Opinion

Global warming in the hot seat

Scientists have lost the public’s trust. They need to earn it back.

In November 2009, hackers released of thousands of confidential e-mails from the Climatic Research Unit (CRU) of the University of East Anglia. Although the e-mails did not reveal scientific fraud or the fabrication of scientific evidence (as recently concluded in a partial decision by an internal review board) they did suggest that researchers at the CRU had become partisan in their support of the anthropogenic global warming hypothesis.

Given the considerable politicization of climate change science, it is hard not to sympathize with the researchers quoted in the e-mails. Scientists, by virtue of their technical know-how, are often forced to act not only as researchers, but also as the public defenders of their research, responsible for translating their findings and converting scientific consensus into public consensus. It is difficult to integrate the scientific method, which pursues the truth through a process of hypothesis and experimentation, with political processes, which are adversarial in nature and pursue the truth through the clash of opposing viewpoints. Acting as a researcher is fundamentally different from acting as an intermediary to laymen. This dual role is dangerous, and on display in the e-mails is a failure to disassociate the scientist’s role as advocate from his role as researcher.

Some of the activities revealed in the e-mails are decidedly unscientific. Attempting to delete records so that they remain hidden from a Freedom of Information Act request falls well outside the bounds of acceptable. For the scientists in question, their only saving grace seems to be that they failed in their attempt. But most of the activities revealed in the e-mails fall within a gray area of scientific conduct. Choosing to represent a data set in a given way could be done as a matter of convenient presentation, or as a deliberate means of encouraging a desired, but unsupported, conclusion. Blacklisting a research journal or criticizing a peer-reviewed paper may result from personal bias, or a legitimate belief that the journal or paper is poor.

It is in this gray area that politicized science is most troublesome. A clear violation, such as deleting data, can be policed. But we must continue to rely on the discretion of scientists to perform peer review and filter data for public consumption.

There is a temptation on the part of scientists to take their position for granted. But while it may be true that the scientist’s role as medium between technical data and layperson understanding is established by default — the scientist is the only one who has the expertise to perform such a role — public trust of the scientist in that role is not automatically given; it must be earned. There must be faith that scientists are not tipping the scales of research so as to make it easier to advocate a particular position. Though they have not committed fraud, the researchers at CRU have shown themselves unworthy of that trust.

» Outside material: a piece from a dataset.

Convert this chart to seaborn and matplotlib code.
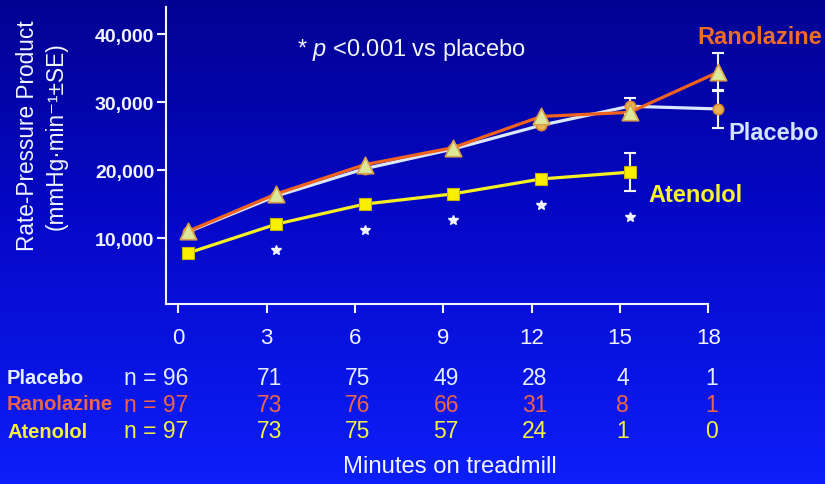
import numpy as np
import pandas as pd
import seaborn as sns
import matplotlib
matplotlib.use("Agg")
import matplotlib.pyplot as plt
from matplotlib import transforms
from matplotlib.colors import LinearSegmentedColormap

# ---------------- data ----------------
minutes = [0, 3, 6, 9, 12, 15, 18]
placebo = [10900, 16200, 20200, 23100, 26600, 29400, 29000]
ranolazine = [11000, 16500, 20800, 23300, 27900, 28500, 34400]
atenolol = [7800, 12050, 15000, 16500, 18700, 19700]
placebo_se = [0, 0, 0, 0, 0, 1200, 2800]
ranolazine_se = [0, 0, 0, 0, 0, 0, 2800]
atenolol_se = [0, 0, 0, 0, 0, 2800]
signif_minutes = [3, 6, 9, 12, 15]
n_placebo = [96, 71, 75, 49, 28, 4, 1]
n_ranolazine = [97, 73, 76, 66, 31, 8, 1]
n_atenolol = [97, 73, 75, 57, 24, 1, 0]
yticks = [10000, 20000, 30000, 40000]
ytick_labels = ["10,000", "20,000", "30,000", "40,000"]

# ---------------- style ----------------
sns.set_theme(style="white")
plt.rcParams["font.family"] = ["Liberation Sans", "DejaVu Sans"]
plt.rcParams["mathtext.fontset"] = "custom"
plt.rcParams["mathtext.rm"] = "Liberation Sans"
plt.rcParams["mathtext.it"] = "Liberation Sans:italic"

C_PLA = "#dbe8fb"
C_RAN = "#f0621e"
C_ATE = "#f6f022"
C_WHITE = "#f2f4ff"

W, H = 825, 485
fig = plt.figure(figsize=(W / 100, H / 100), dpi=100)

# background gradient
bg = fig.add_axes([0, 0, 1, 1], zorder=-10)
cmap = LinearSegmentedColormap.from_list(
    "bg", [(0.0, (0.01, 0.01, 0.57)), (0.45, (0.02, 0.03, 0.78)), (1.0, (0.05, 0.12, 0.98))])
grad = np.linspace(0, 1, 256).reshape(-1, 1)
bg.imshow(grad, aspect="auto", cmap=cmap, extent=[0, 1, 1, 0])
bg.set_axis_off()

# main axes (pixel layout)
px_left, px_right, px_top, px_bottom = 166, 825, 8, 305
ax = fig.add_axes([px_left / W, 1 - px_bottom / H, (px_right - px_left) / W, (px_bottom - px_top) / H])
ax.set_facecolor("none")
ax.patch.set_alpha(0)

x_per_px = 1 / 29.44
ax.set_xlim(-22 * x_per_px, (px_right - 188) * x_per_px)
ax.set_ylim(300, 44000)
tick_shift = -0.33

df = pd.DataFrame({
    "minute": minutes * 2 + minutes[:len(atenolol)],
    "rpp": placebo + ranolazine + atenolol,
    "drug": ["Placebo"] * 7 + ["Ranolazine"] * 7 + ["Atenolol"] * len(atenolol),
})

sns.lineplot(data=df, x="minute", y="rpp", hue="drug",
             palette={"Placebo": C_PLA, "Ranolazine": C_RAN, "Atenolol": C_ATE},
             hue_order=["Placebo", "Atenolol", "Ranolazine"],
             linewidth=2.3, legend=False, ax=ax, zorder=3, errorbar=None)


def ebar(xs, ys, ses):
    xs2 = [x for x, s in zip(xs, ses) if s > 0]
    ys2 = [y for y, s in zip(ys, ses) if s > 0]
    ss2 = [s for s in ses if s > 0]
    ax.errorbar(xs2, ys2, yerr=ss2, fmt="none", ecolor=C_WHITE, elinewidth=1.5,
                capsize=4.5, capthick=1.5, zorder=4)


ebar(minutes, placebo, placebo_se)
ebar(minutes, ranolazine, ranolazine_se)
ebar(minutes[:len(atenolol)], atenolol, atenolol_se)

sns.scatterplot(x=minutes, y=placebo, marker="o", s=55, color="#e9b257",
                edgecolor="#d98a2e", linewidth=1.2, ax=ax, zorder=5, legend=False)
sns.scatterplot(x=minutes, y=ranolazine, marker="^", s=140, color="#dde79a",
                edgecolor="#d9a24a", linewidth=1.2, ax=ax, zorder=6, legend=False)
sns.scatterplot(x=minutes[:len(atenolol)], y=atenolol, marker="s", s=65, color="#f8f000",
                edgecolor="#c8b400", linewidth=0.8, ax=ax, zorder=6, legend=False)

# significance stars below atenolol
star_tr = transforms.offset_copy(ax.transData, fig=fig, y=-26, units="dots")
ate_map = dict(zip(minutes, zip(atenolol, atenolol_se)))
sx = signif_minutes
sy = [ate_map[m][0] - ate_map[m][1] for m in signif_minutes]
ax.plot(sx, sy, ls="none", marker="*", ms=7, color=C_WHITE, mec=C_WHITE, transform=star_tr,
        zorder=6, clip_on=False)

# axes styling
for s in ["top", "right"]:
    ax.spines[s].set_visible(False)
for s in ["left", "bottom"]:
    ax.spines[s].set_color(C_WHITE)
    ax.spines[s].set_linewidth(1.5)
ax.spines["bottom"].set_bounds(ax.get_xlim()[0], 18 + tick_shift)
ax.set_xticks([m + tick_shift for m in minutes])
ax.set_xticklabels([str(m) for m in minutes])
ax.set_yticks(yticks)
ax.set_yticklabels(ytick_labels)
ax.tick_params(axis="both", colors=C_WHITE, direction="out", length=6.5, width=1.5, bottom=True, left=True)
ax.tick_params(axis="x", labelsize=16, pad=10)
ax.tick_params(axis="y", labelsize=14, pad=2)
for lab in ax.get_yticklabels():
    lab.set_fontweight("bold")
ax.set_xlabel("")
ax.set_ylabel("")
ax.grid(False)

# y label
fig.text(42 / W, 1 - 136 / H, "Rate-Pressure Product\n(mmHg\u00b7min\u207b\u00b9\u00b1SE)",
         rotation=90, ha="center", va="center", multialignment="center",
         fontsize=16.3, color=C_WHITE, linespacing=1.3)

# annotation
fig.text(411 / W, 1 - 50 / H, r"* $p$ <0.001 vs placebo", ha="center", va="center",
         fontsize=17, color=C_WHITE)

# series labels
fig.text(697 / W, 1 - 38 / H, "Ranolazine", ha="left", va="center", fontsize=17,
         fontweight="bold", color="#f06a28")
fig.text(728 / W, 1 - 133 / H, "Placebo", ha="left", va="center", fontsize=17,
         fontweight="bold", color="#d2e3fb")
fig.text(648 / W, 1 - 196 / H, "Atenolol", ha="left", va="center", fontsize=17,
         fontweight="bold", color="#f6f030")

# n table
rows = [("Placebo", n_placebo, "#e4eeff", 379),
        ("Ranolazine", n_ranolazine, "#ee6448", 405),
        ("Atenolol", n_atenolol, "#f4f040", 432)]
xfig = transforms.blended_transform_factory(ax.transData, fig.transFigure)
for name, ns, col, ypx in rows:
    yf = 1 - ypx / H
    fig.text(7 / W, yf, name, ha="left", va="center", fontsize=14.5, fontweight="bold", color=col)
    fig.text(188 / W, yf, f"n = {ns[0]}", ha="right", va="center", fontsize=16.5, color=col)
    for m, n in zip(minutes[1:], ns[1:]):
        ax.text(m + tick_shift + 0.1, yf, str(n), transform=xfig, ha="center", va="center",
                fontsize=16.5, color=col, clip_on=False)

fig.text(450 / W, 1 - 467 / H, "Minutes on treadmill", ha="center", va="center",
         fontsize=17.2, color=C_WHITE)

fig.savefig("out.png", dpi=100)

This is unfortunate, because the climate debate is now entering a phase where that trust is needed most. The policy question at hand is not whether global warming exists, but the extent to which it should be mitigated. We are not faced with an either-or ultimatum, but rather a spectrum of possible actions. Should we implement a carbon tax, we would like to know whether the price of carbon should be $20 per ton or $40. Should we implement a cap-and-trade system, we would like to know how many permits should be allowed. To make such policy decisions, we need to understand not only the science of climate change, but also its economics, the costs and benefits of reducing carbon emissions. The first-stab attempts at such estimates have been deliberately manipulated to produce politically desired results. The Stern Review, for example, monkeyed around with the parameters surrounding time discounting to give greater weight to the harm caused by global warming. Future reports may prove less biased than Stern’s, but will still face the daunting task of having to justify the use of a particular set of parameters.

This fight is contentious enough without mistrust of the underlying science being added to the mix. We face a long and difficult debate that requires not only the resolution of many difficult scientific questions, but also the reconciliation of the different risk profiles, long-term discounting rates, and equality preferences of many heterogeneous constituencies, not all of whom will ultimately benefit from carbon mitigation. If we are to succeed, we must take every action to ensure that climate research does not unfairly quash dissenting views. In the case of CRU, we must remove any researcher who attempted to circumvent the Freedom of Information Act. For other research units, such as ours at MIT, we must take care to foster a research environment that is tolerant of dissent and does not institutionalize a prejudice against climate change skepticism. That may seem unfair, especially when others do not constrain themselves to follow the same rules. But if science is going to effectively support policy, that is the standard we must hold ourselves to.